In my latest Google Search test finding, I’m seeing mobile snippets with labels located below the title. Each label contains either a single or multiple words that are mentioned within the content of a page.

For the most part, the keyword labels only appear in instances where they are a relevant reference point. This means they may not appear for pages where the topic is straight-forward and the title and description combination provides enough context.

The same could be said about the connection with entities. If a page makes many mentions of conjunctions like “for” and “so”, then those wouldn’t be given consideration. Like all search snippets, the query determines the results generated and entities help build relevance.

Looking at how a standard web search listing appears on mobile vs. the label keywords test, we can see how the labels add additional context. While the title, description and image remain the same, the words “streaming”, “drama” and “comedy” give categorisation prompts.

Comparing a standard mobile web search listing with the test showing keywords below the title

To ensure that the labels were generated purely on words mentioned in the content of the page, and not some other input, I checked several examples. Each of the examples made it pretty clear that this is where the label had come from, with many instances shown.

As an example of this, you can see that for Zappos, they have the keywords “soft footbed” and “eva” showing as the labels on mobile. If I click through to the category page (note: the keywords aren’t clickable) and do a search for the words mentioned, there is 48 instances on the page.

When the labels appear on a mobile search result, this means there is several mentions in the page content

Based on what I could find, this test hasn’t shown on Google’s mobile search results in the past. Barry Schwartz did write about something similar showing on mobile in March of 2017, but this had a “tags” label. Hard to say if this is the same feature from the example shown in Barry’s post.
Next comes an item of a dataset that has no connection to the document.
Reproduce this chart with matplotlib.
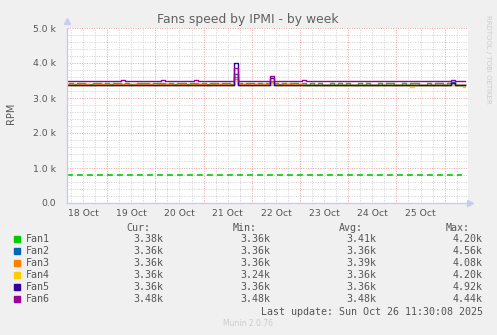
import numpy as np
import matplotlib
matplotlib.use("Agg")
import matplotlib.pyplot as plt
from matplotlib.patches import Rectangle

# fan speeds in k RPM, one value every 2 hours starting 18 Oct 04:00
fan1 = [3.40, 3.42, 3.40, 3.42, 3.42, 3.40, 3.40, 3.42, 3.42, 3.40,
        3.42, 3.40, 3.42, 3.42, 3.40, 3.42, 3.40, 3.40, 3.42, 3.42,
        3.42, 3.40, 3.42, 3.42, 3.42, 3.40, 3.42, 3.40, 3.42, 3.42,
        3.40, 3.42, 3.42, 3.40, 3.42, 3.40, 3.42, 3.42, 3.40, 3.42,
        3.42, 3.40, 3.60, 3.42, 3.40, 3.42, 3.42, 3.40, 3.42, 3.40,
        3.42, 3.50, 3.42, 3.40, 3.42, 3.40, 3.42, 3.42, 3.40, 3.42,
        3.36, 3.42, 3.36, 3.42, 3.36, 3.36, 3.42, 3.36, 3.42, 3.36,
        3.42, 3.36, 3.36, 3.42, 3.36, 3.42, 3.36, 3.36, 3.42, 3.36,
        3.42, 3.42, 3.36, 3.36, 3.42, 3.36, 3.42, 3.42, 3.36, 3.36,
        3.42, 3.36, 3.42, 3.42, 3.36, 3.42, 3.45, 3.36, 3.36, 3.36]
fan2 = [3.36, 3.36, 3.36, 3.36, 3.36, 3.36, 3.36, 3.36, 3.36, 3.36,
        3.36, 3.36, 3.36, 3.36, 3.36, 3.36, 3.36, 3.36, 3.36, 3.36,
        3.36, 3.36, 3.36, 3.36, 3.36, 3.36, 3.36, 3.36, 3.36, 3.36,
        3.36, 3.36, 3.36, 3.36, 3.36, 3.36, 3.36, 3.36, 3.36, 3.36,
        3.36, 3.36, 3.70, 3.36, 3.36, 3.36, 3.36, 3.36, 3.36, 3.36,
        3.36, 3.45, 3.36, 3.36, 3.36, 3.36, 3.36, 3.36, 3.36, 3.36,
        3.36, 3.36, 3.36, 3.36, 3.36, 3.36, 3.36, 3.36, 3.36, 3.36,
        3.36, 3.36, 3.36, 3.36, 3.36, 3.36, 3.36, 3.36, 3.36, 3.36,
        3.36, 3.36, 3.36, 3.36, 3.36, 3.36, 3.36, 3.36, 3.36, 3.36,
        3.36, 3.36, 3.36, 3.36, 3.36, 3.36, 3.47, 3.36, 3.36, 3.36]
fan3 = [3.39, 3.39, 3.38, 3.39, 3.39, 3.39, 3.38, 3.39, 3.39, 3.39,
        3.39, 3.38, 3.39, 3.39, 3.39, 3.39, 3.38, 3.39, 3.39, 3.39,
        3.39, 3.39, 3.38, 3.39, 3.39, 3.39, 3.39, 3.38, 3.39, 3.39,
        3.38, 3.39, 3.39, 3.39, 3.39, 3.38, 3.39, 3.39, 3.39, 3.39,
        3.39, 3.38, 3.55, 3.39, 3.39, 3.39, 3.38, 3.39, 3.39, 3.39,
        3.39, 3.45, 3.39, 3.38, 3.39, 3.39, 3.39, 3.38, 3.39, 3.36,
        3.36, 3.36, 3.36, 3.36, 3.36, 3.36, 3.36, 3.36, 3.36, 3.36,
        3.36, 3.36, 3.36, 3.36, 3.36, 3.36, 3.36, 3.36, 3.36, 3.36,
        3.36, 3.36, 3.36, 3.36, 3.36, 3.36, 3.36, 3.36, 3.36, 3.36,
        3.36, 3.38, 3.38, 3.38, 3.36, 3.36, 3.36, 3.36, 3.36, 3.36]
fan4 = [3.36, 3.36, 3.36, 3.36, 3.36, 3.36, 3.36, 3.36, 3.36, 3.36,
        3.36, 3.36, 3.36, 3.36, 3.36, 3.36, 3.36, 3.36, 3.36, 3.36,
        3.36, 3.36, 3.36, 3.36, 3.36, 3.36, 3.36, 3.36, 3.36, 3.36,
        3.36, 3.36, 3.36, 3.36, 3.36, 3.36, 3.36, 3.36, 3.36, 3.36,
        3.36, 3.36, 3.50, 3.36, 3.36, 3.36, 3.36, 3.36, 3.36, 3.36,
        3.36, 3.36, 3.36, 3.36, 3.36, 3.36, 3.36, 3.36, 3.36, 3.36,
        3.36, 3.36, 3.36, 3.36, 3.36, 3.36, 3.36, 3.36, 3.36, 3.36,
        3.36, 3.36, 3.36, 3.36, 3.36, 3.36, 3.36, 3.36, 3.36, 3.36,
        3.36, 3.36, 3.36, 3.36, 3.36, 3.36, 3.31, 3.36, 3.36, 3.36,
        3.36, 3.36, 3.36, 3.36, 3.36, 3.36, 3.36, 3.36, 3.36, 3.31]
fan5 = [3.36, 3.36, 3.36, 3.36, 3.36, 3.36, 3.36, 3.36, 3.36, 3.36,
        3.36, 3.36, 3.36, 3.36, 3.36, 3.36, 3.36, 3.36, 3.36, 3.36,
        3.36, 3.36, 3.36, 3.36, 3.36, 3.36, 3.36, 3.36, 3.36, 3.36,
        3.36, 3.36, 3.36, 3.36, 3.36, 3.36, 3.36, 3.36, 3.36, 3.36,
        3.36, 3.36, 4.00, 3.36, 3.36, 3.36, 3.36, 3.36, 3.36, 3.36,
        3.36, 3.56, 3.36, 3.36, 3.36, 3.36, 3.36, 3.36, 3.36, 3.36,
        3.36, 3.36, 3.36, 3.36, 3.36, 3.36, 3.36, 3.36, 3.36, 3.36,
        3.36, 3.36, 3.36, 3.36, 3.36, 3.36, 3.36, 3.36, 3.36, 3.36,
        3.36, 3.36, 3.36, 3.36, 3.36, 3.36, 3.36, 3.36, 3.36, 3.36,
        3.36, 3.36, 3.36, 3.36, 3.36, 3.36, 3.42, 3.36, 3.36, 3.36]
fan6 = [3.48, 3.48, 3.48, 3.48, 3.48, 3.48, 3.48, 3.48, 3.48, 3.48,
        3.48, 3.48, 3.48, 3.48, 3.51, 3.48, 3.48, 3.48, 3.48, 3.48,
        3.48, 3.48, 3.48, 3.48, 3.51, 3.48, 3.48, 3.48, 3.48, 3.48,
        3.48, 3.48, 3.51, 3.48, 3.48, 3.48, 3.48, 3.48, 3.48, 3.48,
        3.48, 3.48, 3.85, 3.48, 3.48, 3.48, 3.48, 3.48, 3.48, 3.48,
        3.48, 3.62, 3.48, 3.48, 3.48, 3.48, 3.48, 3.48, 3.48, 3.51,
        3.48, 3.48, 3.48, 3.48, 3.48, 3.48, 3.48, 3.48, 3.48, 3.48,
        3.48, 3.48, 3.48, 3.48, 3.48, 3.48, 3.48, 3.48, 3.48, 3.48,
        3.48, 3.48, 3.48, 3.48, 3.48, 3.48, 3.48, 3.48, 3.48, 3.48,
        3.48, 3.48, 3.48, 3.48, 3.48, 3.48, 3.52, 3.48, 3.48, 3.48]
warning_level = 0.8

names = ["Fan1", "Fan2", "Fan3", "Fan4", "Fan5", "Fan6"]
colors = ["#00CC00", "#0066B3", "#FF8000", "#FFCC00", "#330099", "#990099"]
cur = ["3.38k", "3.36k", "3.36k", "3.36k", "3.36k", "3.48k"]
mins = ["3.36k", "3.36k", "3.36k", "3.24k", "3.36k", "3.48k"]
avg = ["3.41k", "3.36k", "3.39k", "3.36k", "3.36k", "3.48k"]
maxs = ["4.20k", "4.56k", "4.08k", "4.20k", "4.92k", "4.44k"]
day_labels = ["18 Oct", "19 Oct", "20 Oct", "21 Oct", "22 Oct", "23 Oct", "24 Oct", "25 Oct"]

# time in days since 18 Oct 00:00
t0 = 4 / 24
t_end = 8.485
times = t0 + np.arange(len(fan1)) / 12

W, H = 497, 335
fig = plt.figure(figsize=(W / 100, H / 100), dpi=100, facecolor="#F0F0F0")
ax = fig.add_axes([67 / W, 1 - 203 / H, 401 / W, 175 / H])
ax.set_facecolor("white")
ax.set_xlim(t0, t_end)
ax.set_ylim(0, 5.0)

# grid
for d in np.arange(0.25, 8.5, 0.25):
    if abs(d - round(d)) < 1e-6:
        continue
    ax.axvline(d, color="#CFCFCF", lw=0.7, ls=(0, (1, 1.5)), zorder=0)
for y in np.arange(0.2, 5.0, 0.2):
    if abs(y - round(y)) < 1e-6:
        continue
    ax.axhline(y, color="#CFCFCF", lw=0.7, ls=(0, (1, 1.5)), zorder=0)
for d in range(1, 9):
    ax.axvline(d, color="#E6A0A0", lw=0.7, ls=(0, (1, 1.5)), zorder=0.5)
for y in range(1, 6):
    ax.axhline(y, color="#E6A0A0", lw=0.7, ls=(0, (1, 1.5)), zorder=0.5)

for vals, c in zip([fan1, fan2, fan3, fan4, fan5, fan6], colors):
    ax.plot(times, vals, color=c, lw=1.0, drawstyle="steps-mid", zorder=2)

ax.plot([t0, 8.36], [warning_level, warning_level], color="#00CC00", lw=1.2,
        ls=(0, (3.5, 2.5)), zorder=2)

for s in ["top", "right"]:
    ax.spines[s].set_visible(False)
for s in ["left", "bottom"]:
    ax.spines[s].set_color("#C8CCF0")
    ax.spines[s].set_linewidth(1.0)
ax.plot([t0], [5.2], marker="^", color="#C8CCF0", ms=4, clip_on=False)
ax.plot([t_end + 0.05], [0], marker=">", color="#C8CCF0", ms=4, clip_on=False)

ax.set_yticks([0, 1, 2, 3, 4, 5])
ax.set_yticklabels(["0.0", "1.0 k", "2.0 k", "3.0 k", "4.0 k", "5.0 k"])
ax.set_xticks(np.arange(0.5, 8.5, 1.0))
ax.set_xticklabels(day_labels)
ax.tick_params(axis="both", length=0, labelsize=6.7, colors="#555555", pad=4)
ax.tick_params(axis="y", pad=8)

fig.text(248 / W, 1 - 19 / H, "Fans speed by IPMI - by week", ha="center",
         va="center", fontsize=8.9, color="#606060")
fig.text(11 / W, 1 - 113 / H, "RPM", rotation=90, ha="center", va="center",
         fontsize=7, color="#555555")
fig.text(488 / W, 1 - 15 / H, "RRDTOOL / TOBI OETIKER", rotation=270, ha="center",
         va="top", fontsize=5, color="#CCCCCC")

mono = "DejaVu Sans Mono"
fs = 7.2
tc = "#555555"
hy = 227.7
for x, h in [(150, "Cur:"), (257, "Min:"), (363, "Avg:"), (470, "Max:")]:
    fig.text(x / W, 1 - hy / H, h, ha="right", va="center", family=mono, fontsize=fs, color=tc)
for i, n in enumerate(names):
    y = 239.3 + i * 12
    fig.patches.append(Rectangle((14 / W, 1 - (y + 3) / H), 6 / W, 6 / H,
                                 transform=fig.transFigure, color=colors[i]))
    fig.text(26 / W, 1 - y / H, n, ha="left", va="center", family=mono, fontsize=fs, color=tc)
    for x, v in [(163, cur[i]), (270, mins[i]), (376, avg[i]), (483, maxs[i])]:
        fig.text(x / W, 1 - y / H, v, ha="right", va="center", family=mono, fontsize=fs, color=tc)
fig.text(483 / W, 1 - 311.7 / H, "Last update: Sun Oct 26 11:30:08 2025", ha="right",
         va="center", family=mono, fontsize=fs, color=tc)
fig.text(248 / W, 1 - 324 / H, "Munin 2.0.76", ha="center", va="center",
         fontsize=5.5, color="#CCCCCC")

fig.savefig("out.png", dpi=100, facecolor=fig.get_facecolor())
From an SEO perspective, if this test does launch on mobile and accompanies the default snippet, it shouldn’t change how your content is written. Continue writing naturally and doing research to include words that your customers are searching for.

Update February 22nd:

Looks like others are starting to see this test. Here’s an example from Elliott Mellichamp on Twitter, with the same site showing several keyword labels on mobile:

And the same goes for Brian Freiesleben, who is seeing similar for several sites. Note the second example which shows 4 words as the label with “sweet potatoes or yams”. Very interesting example.

Update May 30th:

Several months later, it looks like this test has returned. Ethan Lazuk posted about it on Twitter yesterday and Brian Freiesleben (who also saw it earlier this year) let me know. Interesting seeing this test come back. Anecdotally, I’m seeing more examples of this test that feel more entity-focused rather than keywords in the content.